# Stated task:
Quote each line of the material verbatim, without the pictures.

# Given entries:
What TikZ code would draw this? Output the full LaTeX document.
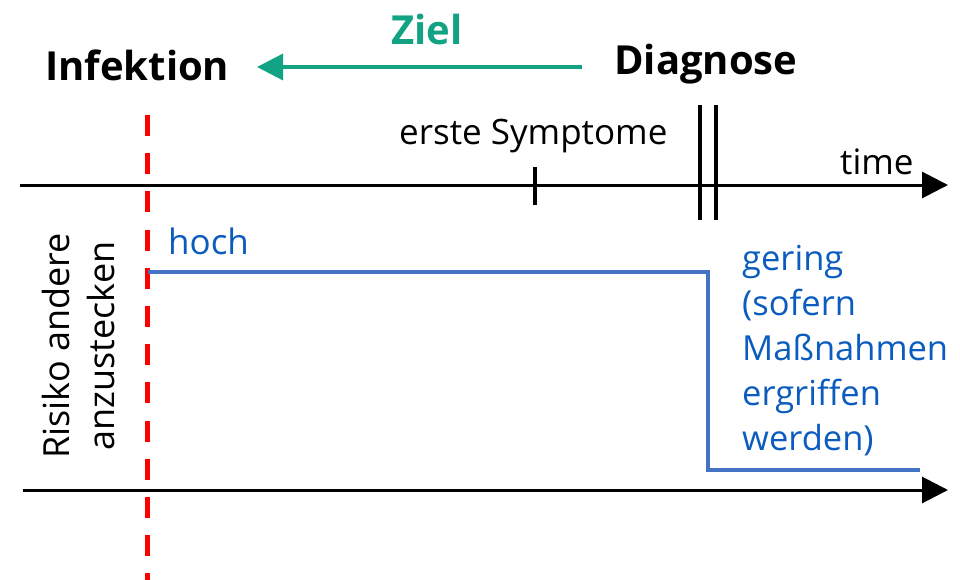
\documentclass[tikz,border=0pt]{standalone}
\usepackage{fontspec}
\setmainfont{Open Sans}
\usetikzlibrary{arrows.meta}
\definecolor{zielgreen}{HTML}{12A384}
\definecolor{stepblue}{HTML}{4472C4}
\definecolor{textblue}{HTML}{0B5CBE}
\tikzset{
	lbl/.style={inner sep=0pt,anchor=base west},
	bigbold/.style={lbl,font=\fontsize{40}{48}\selectfont\bfseries},
	plain/.style={lbl,font=\fontsize{35}{43}\selectfont},
	axisline/.style={line width=3pt,-{Triangle[length=26pt,width=26pt]}},
	tickline/.style={line width=3.2pt}
}

\begin{document}
\begin{tikzpicture}[x=1pt,y=-1pt]
	\useasboundingbox (0,0) rectangle (960,580);

	\node (inf) at (45,81) [bigbold] {Infektion};
	\node (ziel) at (391,45) [bigbold,text=zielgreen] {Ziel};
	\node (diag) at (614,75) [bigbold] {Diagnose};
	\node (sympt) at (399,145) [plain] {erste Symptome};
	\node (time) at (840,175) [plain] {time};
	\node (hoch) at (168,254) [plain,text=textblue] {hoch};
	\node (gering) at (742,450) [plain,text=textblue,align=left,font=\fontsize{34.5}{45}\selectfont] {gering\\(sofern\\Maßnahmen\\ergriffen\\werden)};
	\node (risiko) at (78,346) [inner sep=0pt,rotate=90,align=center,font=\fontsize{36}{45}\selectfont] {Risiko andere\\anzustecken};

	\coordinate (z1) at (582,67);
	\coordinate (z2) at (257,67);
	\coordinate (t0) at (20,185);
	\coordinate (t1) at (948,185);
	\coordinate (r0) at (23,490);
	\coordinate (r1) at (948,490);
	\coordinate (i0) at (147,115);
	\coordinate (i1) at (147,590);
	\coordinate (s0) at (535,167);
	\coordinate (s1) at (535,205);
	\coordinate (d0) at (700,105);
	\coordinate (d1) at (700,220);
	\coordinate (e0) at (716,105);
	\coordinate (e1) at (716,220);
	\coordinate (h0) at (148,272);
	\coordinate (h1) at (708,470);
	\coordinate (h2) at (920,470);

	\draw[zielgreen,line width=3.3pt,-{Triangle[length=26pt,width=26pt]}] (z1) -- (z2);
	\draw[axisline] (t0) -- (t1);
	\draw[axisline] (r0) -- (r1);
	\draw[tickline] (s0) -- (s1);
	\draw[tickline] (d0) -- (d1);
	\draw[tickline] (e0) -- (e1);
	\draw[red,line width=5pt,dash pattern=on 21pt off 17.2pt] (i0) -- (i1);
	\draw[stepblue,line width=4pt] (h0) -| (h1) -- (h2);
\end{tikzpicture}
\end{document}
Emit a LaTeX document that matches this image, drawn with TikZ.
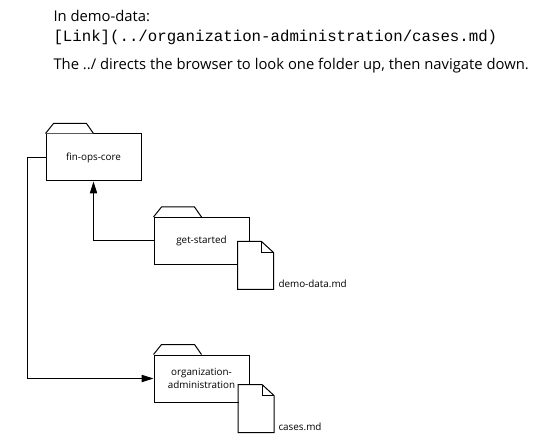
\documentclass[tikz,border=0pt]{standalone}
\usepackage{fontspec}
\setmainfont{Open Sans}
\setmonofont{Liberation Mono}
\usetikzlibrary{arrows.meta}
\begin{document}
\begin{tikzpicture}[x=0.75pt,y=-0.75pt,
  line width=0.75pt,
  folder/.style={draw, fill=white, minimum width=71.25pt, minimum height=35.25pt,
    inner sep=0pt, align=center, font=\fontsize{7.4}{9.75}\selectfont},
  docbox/.style={fill=white, minimum width=26.25pt, minimum height=35.25pt, inner sep=0pt},
  doclabel/.style={anchor=west, inner sep=0pt, font=\fontsize{7.4}{9.75}\selectfont},
  toptext/.style={anchor=west, inner sep=0pt, font=\fontsize{11.1}{13.2}\selectfont},
  arrow/.style={-{Triangle[length=9pt,width=5.5pt]}},
]
\useasboundingbox (0,0) rectangle (541,448);
\newcommand{\foldertab}[1]{\draw[fill=white] (#1.north west) -- ++(8,-10) -- ++(33,0) -- ++(7,10);}
\newcommand{\docoutline}[1]{%
  \draw (#1.north west) -- ([xshift=-9pt]#1.north east) -- ([yshift=-8.25pt]#1.north east)
        -- (#1.south east) -- (#1.south west) -- cycle;
  \draw ([xshift=-9pt]#1.north east) -- ([xshift=-9pt,yshift=-8.25pt]#1.north east)
        -- ([yshift=-8.25pt]#1.north east);}

% top text
\node[toptext] (t1) at (53,16) {In demo-data:};
\node[toptext, font=\fontsize{11.8}{13.2}\ttfamily] (t2) at (53,37) {[Link](../organization-administration/cases.md)};
\node[toptext] (t3) at (53,66) {The ../ directs the browser to look one folder up, then navigate down.};

% folders
\node[folder] (fin) at (93.5,157.5) {fin-ops-core};
\foldertab{fin}
\node[folder] (get) at (201.5,241) {get-started};
\foldertab{get}
\node[folder] (org) at (201.5,378.5) {organization-\\administration};
\foldertab{org}

% documents
\node[docbox] (demo) at (255.5,265.5) {};
\docoutline{demo}
\node[doclabel] (demolabel) at (278,284) {demo-data.md};
\node[docbox] (cases) at (256,408.5) {};
\docoutline{cases}
\node[doclabel] (caseslabel) at (278,427) {cases.md};

% connectors
\draw[arrow] (get.west) -| (fin.south);
\draw[arrow] (fin.west) -- ++(-18,0) |- (org.west);
\end{tikzpicture}
\end{document}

# Exercise response:
What TikZ code would draw this? Output the full LaTeX document.
\documentclass[tikz,border=0pt]{standalone}
\usepackage{fontspec}
\setmainfont{Open Sans}
\usetikzlibrary{arrows.meta}
\definecolor{zielgreen}{HTML}{12A384}
\definecolor{stepblue}{HTML}{4472C4}
\definecolor{textblue}{HTML}{0B5CBE}
\tikzset{
	lbl/.style={inner sep=0pt,anchor=base west},
	bigbold/.style={lbl,font=\fontsize{40}{48}\selectfont\bfseries},
	plain/.style={lbl,font=\fontsize{35}{43}\selectfont},
	axisline/.style={line width=3pt,-{Triangle[length=26pt,width=26pt]}},
	tickline/.style={line width=3.2pt}
}

\begin{document}
\begin{tikzpicture}[x=1pt,y=-1pt]
	\useasboundingbox (0,0) rectangle (960,580);

	\node (inf) at (45,81) [bigbold] {Infektion};
	\node (ziel) at (391,45) [bigbold,text=zielgreen] {Ziel};
	\node (diag) at (614,75) [bigbold] {Diagnose};
	\node (sympt) at (399,145) [plain] {erste Symptome};
	\node (time) at (840,175) [plain] {time};
	\node (hoch) at (168,254) [plain,text=textblue] {hoch};
	\node (gering) at (742,450) [plain,text=textblue,align=left,font=\fontsize{34.5}{45}\selectfont] {gering\\(sofern\\Maßnahmen\\ergriffen\\werden)};
	\node (risiko) at (78,346) [inner sep=0pt,rotate=90,align=center,font=\fontsize{36}{45}\selectfont] {Risiko andere\\anzustecken};

	\coordinate (z1) at (582,67);
	\coordinate (z2) at (257,67);
	\coordinate (t0) at (20,185);
	\coordinate (t1) at (948,185);
	\coordinate (r0) at (23,490);
	\coordinate (r1) at (948,490);
	\coordinate (i0) at (147,115);
	\coordinate (i1) at (147,590);
	\coordinate (s0) at (535,167);
	\coordinate (s1) at (535,205);
	\coordinate (d0) at (700,105);
	\coordinate (d1) at (700,220);
	\coordinate (e0) at (716,105);
	\coordinate (e1) at (716,220);
	\coordinate (h0) at (148,272);
	\coordinate (h1) at (708,470);
	\coordinate (h2) at (920,470);

	\draw[zielgreen,line width=3.3pt,-{Triangle[length=26pt,width=26pt]}] (z1) -- (z2);
	\draw[axisline] (t0) -- (t1);
	\draw[axisline] (r0) -- (r1);
	\draw[tickline] (s0) -- (s1);
	\draw[tickline] (d0) -- (d1);
	\draw[tickline] (e0) -- (e1);
	\draw[red,line width=5pt,dash pattern=on 21pt off 17.2pt] (i0) -- (i1);
	\draw[stepblue,line width=4pt] (h0) -| (h1) -- (h2);
\end{tikzpicture}
\end{document}
Emit a LaTeX document that matches this image, drawn with TikZ.
\documentclass[tikz,border=0pt]{standalone}
\usepackage{fontspec}
\setmainfont{Open Sans}
\setmonofont{Liberation Mono}
\usetikzlibrary{arrows.meta}
\begin{document}
\begin{tikzpicture}[x=0.75pt,y=-0.75pt,
  line width=0.75pt,
  folder/.style={draw, fill=white, minimum width=71.25pt, minimum height=35.25pt,
    inner sep=0pt, align=center, font=\fontsize{7.4}{9.75}\selectfont},
  docbox/.style={fill=white, minimum width=26.25pt, minimum height=35.25pt, inner sep=0pt},
  doclabel/.style={anchor=west, inner sep=0pt, font=\fontsize{7.4}{9.75}\selectfont},
  toptext/.style={anchor=west, inner sep=0pt, font=\fontsize{11.1}{13.2}\selectfont},
  arrow/.style={-{Triangle[length=9pt,width=5.5pt]}},
]
\useasboundingbox (0,0) rectangle (541,448);
\newcommand{\foldertab}[1]{\draw[fill=white] (#1.north west) -- ++(8,-10) -- ++(33,0) -- ++(7,10);}
\newcommand{\docoutline}[1]{%
  \draw (#1.north west) -- ([xshift=-9pt]#1.north east) -- ([yshift=-8.25pt]#1.north east)
        -- (#1.south east) -- (#1.south west) -- cycle;
  \draw ([xshift=-9pt]#1.north east) -- ([xshift=-9pt,yshift=-8.25pt]#1.north east)
        -- ([yshift=-8.25pt]#1.north east);}

% top text
\node[toptext] (t1) at (53,16) {In demo-data:};
\node[toptext, font=\fontsize{11.8}{13.2}\ttfamily] (t2) at (53,37) {[Link](../organization-administration/cases.md)};
\node[toptext] (t3) at (53,66) {The ../ directs the browser to look one folder up, then navigate down.};

% folders
\node[folder] (fin) at (93.5,157.5) {fin-ops-core};
\foldertab{fin}
\node[folder] (get) at (201.5,241) {get-started};
\foldertab{get}
\node[folder] (org) at (201.5,378.5) {organization-\\administration};
\foldertab{org}

% documents
\node[docbox] (demo) at (255.5,265.5) {};
\docoutline{demo}
\node[doclabel] (demolabel) at (278,284) {demo-data.md};
\node[docbox] (cases) at (256,408.5) {};
\docoutline{cases}
\node[doclabel] (caseslabel) at (278,427) {cases.md};

% connectors
\draw[arrow] (get.west) -| (fin.south);
\draw[arrow] (fin.west) -- ++(-18,0) |- (org.west);
\end{tikzpicture}
\end{document}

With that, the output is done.